### [What you need to do]
Produce an exact transcription of the listing below, omitting the pictures.

### [Dataset excerpt]
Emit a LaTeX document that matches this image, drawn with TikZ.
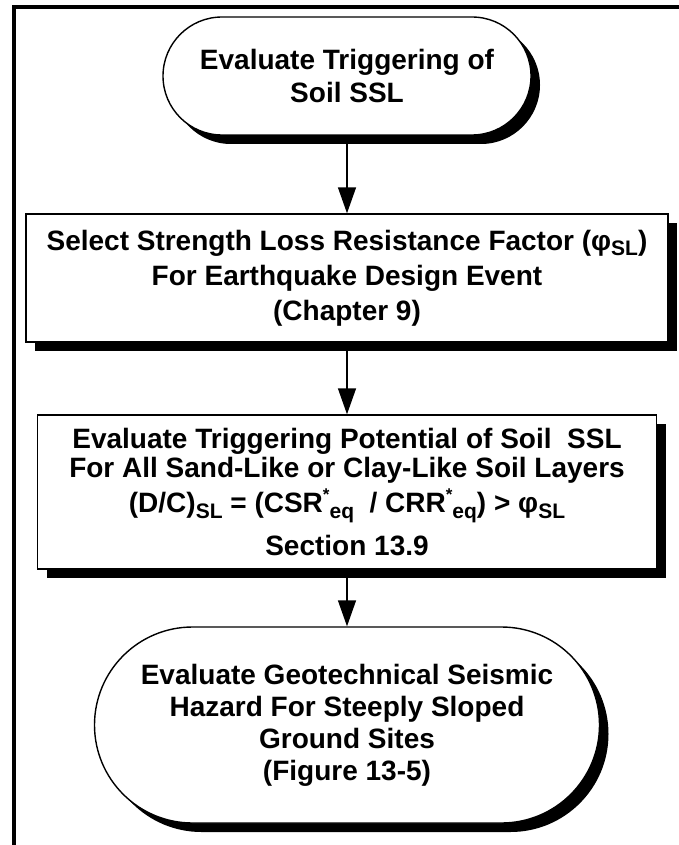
\documentclass[tikz,border=0pt]{standalone}
\usepackage{fontspec}
\setmainfont{Liberation Sans}
\usetikzlibrary{arrows.meta,shadows}

% lowered / raised small text for subscripts and superscripts
\newcommand\sbx[1]{\raisebox{-5.5pt}{\fontsize{21}{21}\selectfont #1}}
\newcommand\spx[1]{\raisebox{12pt}{\fontsize{17}{17}\selectfont #1}}

\begin{document}
\begin{tikzpicture}[x=1pt,y=-1pt,
  every node/.style={align=center, inner sep=0pt},
  txt/.style={font=\bfseries\fontsize{28}{#1}\selectfont},
  outlined/.style={draw=black, line width=1.4pt, fill=white,
    drop shadow={shadow xshift=9pt, shadow yshift=-9pt, fill=black, opacity=1}},
  terminal/.style={outlined, rectangle, rounded corners=#1},
  process/.style={outlined, rectangle},
  flow/.style={line width=1.4pt, -{Triangle[length=26pt,width=18pt]}}
]
\useasboundingbox (0,0) rectangle (678,845);
\fill[white] (0,0) rectangle (678,845);

% page frame (top and left edges)
\draw[line width=3.6pt] (14,860) -- (14,7) -- (690,7);

\node[terminal=59pt, txt=33, minimum width=368pt, minimum height=118pt] (start) at (347,76)
  {Evaluate Triggering of\\Soil SSL};

\node[process, txt=35, minimum width=642pt, minimum height=128pt] (factor) at (347,278)
  {Select Strength Loss Resistance Factor (φ\sbx{SL})\\
   For Earthquake Design Event\\
   (Chapter 9)};

\node[process, txt=29, minimum width=619pt, minimum height=154pt] (trigger) at (347,492)
  {Evaluate Triggering Potential of Soil\ \ SSL\\
   For All Sand-Like or Clay-Like Soil Layers\\[5pt]
   (D/C)\sbx{SL} = (CSR\spx{*}\sbx{eq}\ \ / CRR\spx{*}\sbx{eq}) > φ\sbx{SL}\\[12pt]
   Section 13.9};

\node[terminal=98pt, txt=32, minimum width=505pt, minimum height=196pt] (hazard) at (347,725)
  {Evaluate Geotechnical Seismic\\
   Hazard For Steeply Sloped\\
   Ground Sites\\
   (Figure 13-5)};

\draw[flow] (start.south) -- (factor.north);
\draw[flow] (factor.south) -- (trigger.north);
\draw[flow] (trigger.south) -- (hazard.north);
\end{tikzpicture}
\end{document}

### [Answer]
Emit a LaTeX document that matches this image, drawn with TikZ.
\documentclass[tikz,border=0pt]{standalone}
\usepackage{fontspec}
\setmainfont{Liberation Sans}
\usetikzlibrary{arrows.meta,shadows}

% lowered / raised small text for subscripts and superscripts
\newcommand\sbx[1]{\raisebox{-5.5pt}{\fontsize{21}{21}\selectfont #1}}
\newcommand\spx[1]{\raisebox{12pt}{\fontsize{17}{17}\selectfont #1}}

\begin{document}
\begin{tikzpicture}[x=1pt,y=-1pt,
  every node/.style={align=center, inner sep=0pt},
  txt/.style={font=\bfseries\fontsize{28}{#1}\selectfont},
  outlined/.style={draw=black, line width=1.4pt, fill=white,
    drop shadow={shadow xshift=9pt, shadow yshift=-9pt, fill=black, opacity=1}},
  terminal/.style={outlined, rectangle, rounded corners=#1},
  process/.style={outlined, rectangle},
  flow/.style={line width=1.4pt, -{Triangle[length=26pt,width=18pt]}}
]
\useasboundingbox (0,0) rectangle (678,845);
\fill[white] (0,0) rectangle (678,845);

% page frame (top and left edges)
\draw[line width=3.6pt] (14,860) -- (14,7) -- (690,7);

\node[terminal=59pt, txt=33, minimum width=368pt, minimum height=118pt] (start) at (347,76)
  {Evaluate Triggering of\\Soil SSL};

\node[process, txt=35, minimum width=642pt, minimum height=128pt] (factor) at (347,278)
  {Select Strength Loss Resistance Factor (φ\sbx{SL})\\
   For Earthquake Design Event\\
   (Chapter 9)};

\node[process, txt=29, minimum width=619pt, minimum height=154pt] (trigger) at (347,492)
  {Evaluate Triggering Potential of Soil\ \ SSL\\
   For All Sand-Like or Clay-Like Soil Layers\\[5pt]
   (D/C)\sbx{SL} = (CSR\spx{*}\sbx{eq}\ \ / CRR\spx{*}\sbx{eq}) > φ\sbx{SL}\\[12pt]
   Section 13.9};

\node[terminal=98pt, txt=32, minimum width=505pt, minimum height=196pt] (hazard) at (347,725)
  {Evaluate Geotechnical Seismic\\
   Hazard For Steeply Sloped\\
   Ground Sites\\
   (Figure 13-5)};

\draw[flow] (start.south) -- (factor.north);
\draw[flow] (factor.south) -- (trigger.north);
\draw[flow] (trigger.south) -- (hazard.north);
\end{tikzpicture}
\end{document}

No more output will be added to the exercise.